Alex O’Keefe, Research + Instruction Librarian, John M. Flaxman Library, School of the Art Institute of Chicago
Reviewed July 2022
Picking up where March: Book Three left off, Run: Book One continues the biographical story of John Lewis from August 1965 through June 1966. As with the past series, Run follows the civil rights movement through Lewis’s experiences, offering readers a connection with the activists whose organizing and sacrifices shaped American history. Unlike March interweaving Lewis’ 2009 inauguration experiences, the contemporary framing device is removed. Instead, we are fully engrossed in stories of the Southern Christian Leadership Conference’s evolution, the beginnings of the Black Power movement, and the crossroads Lewis faces as the landscape of the larger movement changes.
Readers of the March trilogy will recognize the introduction’s artwork by Nate Powell, but the remainder of the book is L. Fury’s debut graphic novel. Fury does not draw exact replicas of Powell’s work, requiring readers to get reacquainted with returning characters. Fury’s care for details and characterizations shows through the precise, grayscale, ink wash drawings clearly informed by historically accurate reference images. This coupled with emotionally charged scenes makes the work feel fully aligned with the March books preceding Run. It often has a darker color palette, though, enhancing the mood of Lewis’s internal turmoil and a splintering social movement.

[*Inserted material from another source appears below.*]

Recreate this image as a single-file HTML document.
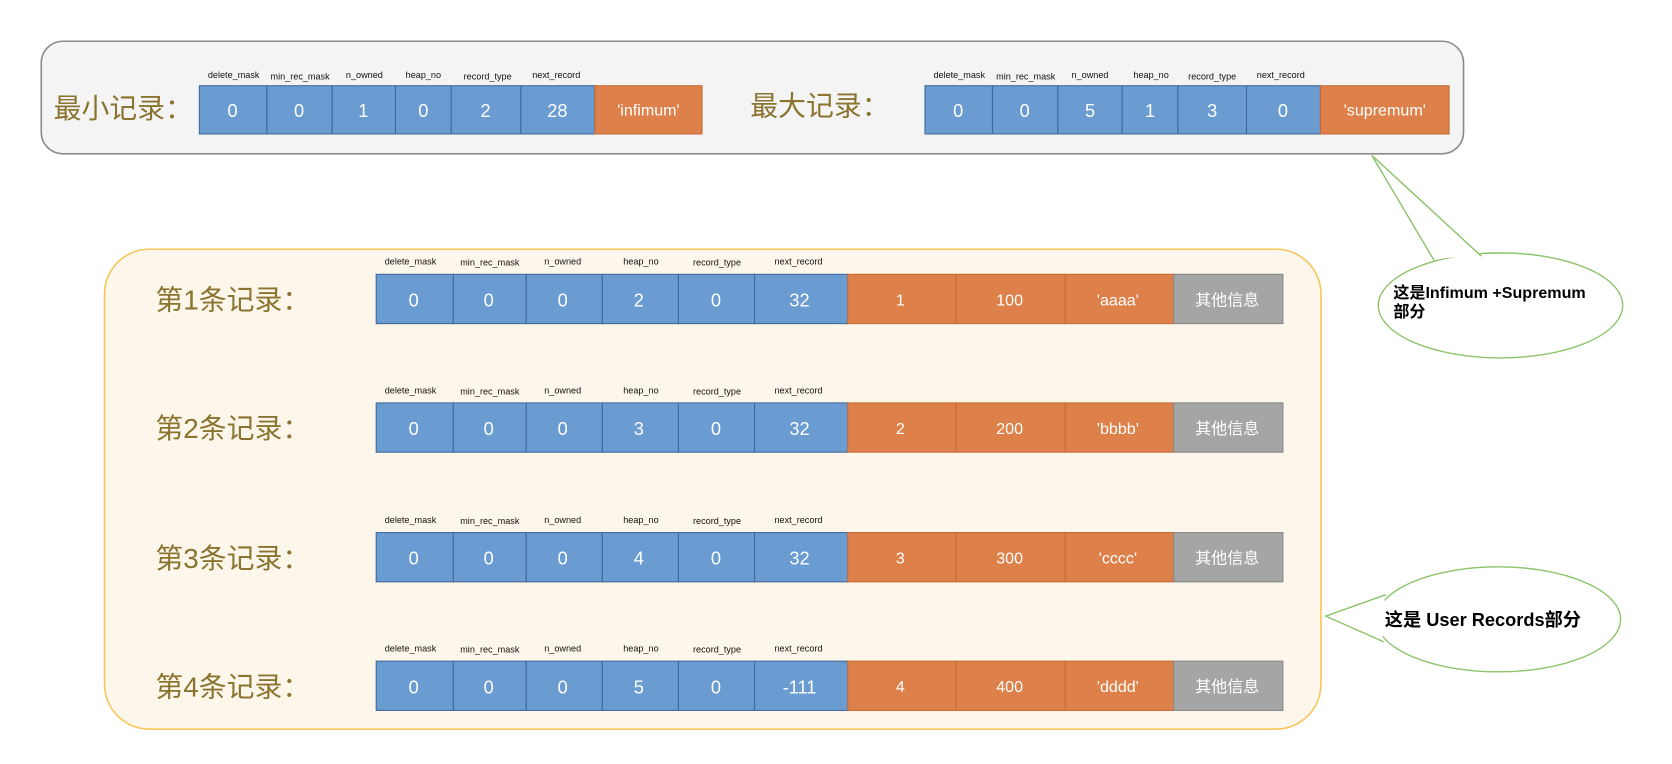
<!DOCTYPE html>
<html><head><meta charset="utf-8"><style>html,body{margin:0;padding:0;background:#fff}svg{display:block}</style></head>
<body>
<svg width="1672" height="764" viewBox="0 0 1560 713" preserveAspectRatio="none" xmlns="http://www.w3.org/2000/svg" font-family="Liberation Sans, Noto Sans CJK SC, sans-serif">
<rect x="38.5" y="38.5" width="1327" height="105" rx="20" fill="#f4f4f4" stroke="#8a8a8a" stroke-width="1.5"/>
<rect x="97.5" y="232.5" width="1135" height="448" rx="42" fill="#fdf6ea" stroke="#f5c65a" stroke-width="1.5"/>
<!-- callout 1 -->
<ellipse cx="1400" cy="285" rx="114" ry="49" fill="#fff" stroke="#8cc36a" stroke-width="1.3"/>
<polygon points="1280,145 1338,242 1382,238" fill="#fff"/>
<polyline points="1338,243 1280,145 1382,239" fill="none" stroke="#8cc36a" stroke-width="1.3"/>
<!-- callout 2 -->
<ellipse cx="1398" cy="578" rx="114" ry="49" fill="#fff" stroke="#8cc36a" stroke-width="1.3"/>
<polygon points="1237,575 1292,556 1290,598" fill="#fff"/>
<polyline points="1293,555 1237,575 1291,599" fill="none" stroke="#8cc36a" stroke-width="1.3"/>
<text x="1300" y="278" font-size="15" font-weight="bold" fill="#000">这是Infimum +Supremum</text>
<text x="1300" y="296" font-size="15" font-weight="bold" fill="#000">部分</text>
<text x="1292" y="584" font-size="17" font-weight="bold" fill="#000">这是 User Records部分</text>

<g font-size="26" fill="#8a7430">
<text x="50" y="110">最小记录：</text>
<text x="700" y="108">最大记录：</text>
<text x="145" y="289">第1条记录：</text>
<text x="145" y="409">第2条记录：</text>
<text x="145" y="530">第3条记录：</text>
<text x="145" y="650">第4条记录：</text>
</g>

<g stroke="#40699a" stroke-width="1">
<rect x="186" y="80" width="63" height="45" fill="#6a9bd1"/><rect x="249" y="80" width="61" height="45" fill="#6a9bd1"/><rect x="310" y="80" width="59" height="45" fill="#6a9bd1"/><rect x="369" y="80" width="52" height="45" fill="#6a9bd1"/><rect x="421" y="80" width="65" height="45" fill="#6a9bd1"/><rect x="486" y="80" width="69" height="45" fill="#6a9bd1"/><rect x="555" y="80" width="100" height="45" fill="#dd8049" stroke="#c86a35"/>
<rect x="863" y="80" width="63" height="45" fill="#6a9bd1"/><rect x="926" y="80" width="61" height="45" fill="#6a9bd1"/><rect x="987" y="80" width="60" height="45" fill="#6a9bd1"/><rect x="1047" y="80" width="52" height="45" fill="#6a9bd1"/><rect x="1099" y="80" width="64" height="45" fill="#6a9bd1"/><rect x="1163" y="80" width="69" height="45" fill="#6a9bd1"/><rect x="1232" y="80" width="120" height="45" fill="#dd8049" stroke="#c86a35"/>
</g>
<g font-size="17" fill="#fff" text-anchor="middle">
<text x="217" y="109">0</text><text x="279" y="109">0</text><text x="339" y="109">1</text><text x="395" y="109">0</text><text x="453" y="109">2</text><text x="520" y="109">28</text><text x="605" y="108" font-size="15">'infimum'</text>
<text x="894" y="109">0</text><text x="956" y="109">0</text><text x="1017" y="109">5</text><text x="1073" y="109">1</text><text x="1131" y="109">3</text><text x="1197" y="109">0</text><text x="1292" y="108" font-size="15">'supremum'</text>
</g>
<g font-size="8.5" fill="#111" text-anchor="middle">
<text x="218" y="73">delete_mask</text><text x="280" y="74">min_rec_mask</text><text x="340" y="73">n_owned</text><text x="395" y="73">heap_no</text><text x="455" y="74">record_type</text><text x="519" y="73">next_record</text>
<text x="895" y="73">delete_mask</text><text x="957" y="74">min_rec_mask</text><text x="1017" y="73">n_owned</text><text x="1074" y="73">heap_no</text><text x="1131" y="74">record_type</text><text x="1195" y="73">next_record</text>
</g>

<defs>
<g id="rowcells" stroke-width="1">
<rect x="351" y="0" width="72" height="46" fill="#6a9bd1" stroke="#40699a"/>
<rect x="423" y="0" width="68" height="46" fill="#6a9bd1" stroke="#40699a"/>
<rect x="491" y="0" width="71" height="46" fill="#6a9bd1" stroke="#40699a"/>
<rect x="562" y="0" width="71" height="46" fill="#6a9bd1" stroke="#40699a"/>
<rect x="633" y="0" width="71" height="46" fill="#6a9bd1" stroke="#40699a"/>
<rect x="704" y="0" width="87" height="46" fill="#6a9bd1" stroke="#40699a"/>
<rect x="791" y="0" width="101" height="46" fill="#dd8049" stroke="#c86a35"/>
<rect x="892" y="0" width="102" height="46" fill="#dd8049" stroke="#c86a35"/>
<rect x="994" y="0" width="101" height="46" fill="#dd8049" stroke="#c86a35"/>
<rect x="1095" y="0" width="102" height="46" fill="#a5a5a5" stroke="#888"/>
<g font-size="8.5" fill="#111" text-anchor="middle">
<text x="383" y="-9">delete_mask</text><text x="457" y="-8">min_rec_mask</text><text x="525" y="-9">n_owned</text><text x="598" y="-9">heap_no</text><text x="669" y="-8">record_type</text><text x="745" y="-9">next_record</text>
</g>
</g>
</defs>
<g font-size="17" fill="#fff" text-anchor="middle">
<g transform="translate(0,256)"><use href="#rowcells"/><text x="386" y="30">0</text><text x="456" y="30">0</text><text x="525" y="30">0</text><text x="596" y="30">2</text><text x="668" y="30">0</text><text x="746" y="30">32</text><text x="840" y="29" font-size="15">1</text><text x="942" y="29" font-size="15">100</text><text x="1043" y="29" font-size="15">'aaaa'</text><text x="1145" y="29" font-size="15">其他信息</text></g>
<g transform="translate(0,376)"><use href="#rowcells"/><text x="386" y="30">0</text><text x="456" y="30">0</text><text x="525" y="30">0</text><text x="596" y="30">3</text><text x="668" y="30">0</text><text x="746" y="30">32</text><text x="840" y="29" font-size="15">2</text><text x="942" y="29" font-size="15">200</text><text x="1043" y="29" font-size="15">'bbbb'</text><text x="1145" y="29" font-size="15">其他信息</text></g>
<g transform="translate(0,497)"><use href="#rowcells"/><text x="386" y="30">0</text><text x="456" y="30">0</text><text x="525" y="30">0</text><text x="596" y="30">4</text><text x="668" y="30">0</text><text x="746" y="30">32</text><text x="840" y="29" font-size="15">3</text><text x="942" y="29" font-size="15">300</text><text x="1043" y="29" font-size="15">'cccc'</text><text x="1145" y="29" font-size="15">其他信息</text></g>
<g transform="translate(0,617)"><use href="#rowcells"/><text x="386" y="30">0</text><text x="456" y="30">0</text><text x="525" y="30">0</text><text x="596" y="30">5</text><text x="668" y="30">0</text><text x="746" y="30">-111</text><text x="840" y="29" font-size="15">4</text><text x="942" y="29" font-size="15">400</text><text x="1043" y="29" font-size="15">'dddd'</text><text x="1145" y="29" font-size="15">其他信息</text></g>
</g>
</svg>
</body></html>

The returning writers, Lewis and Andrew Aydin, use their detailed narrative style to make the transition to this sequel series seamless. Readers who haven’t encountered March could enter Lewis’s story through Run, but March’s context improves the reading experience. Run: Book One is a great addition to collections holding graphic novels or civil rights history collections in academic libraries, public libraries, or special collections. In a public library context it should likely not be categorized below the teen level, as there are historical depictions of violence not suitable for young children.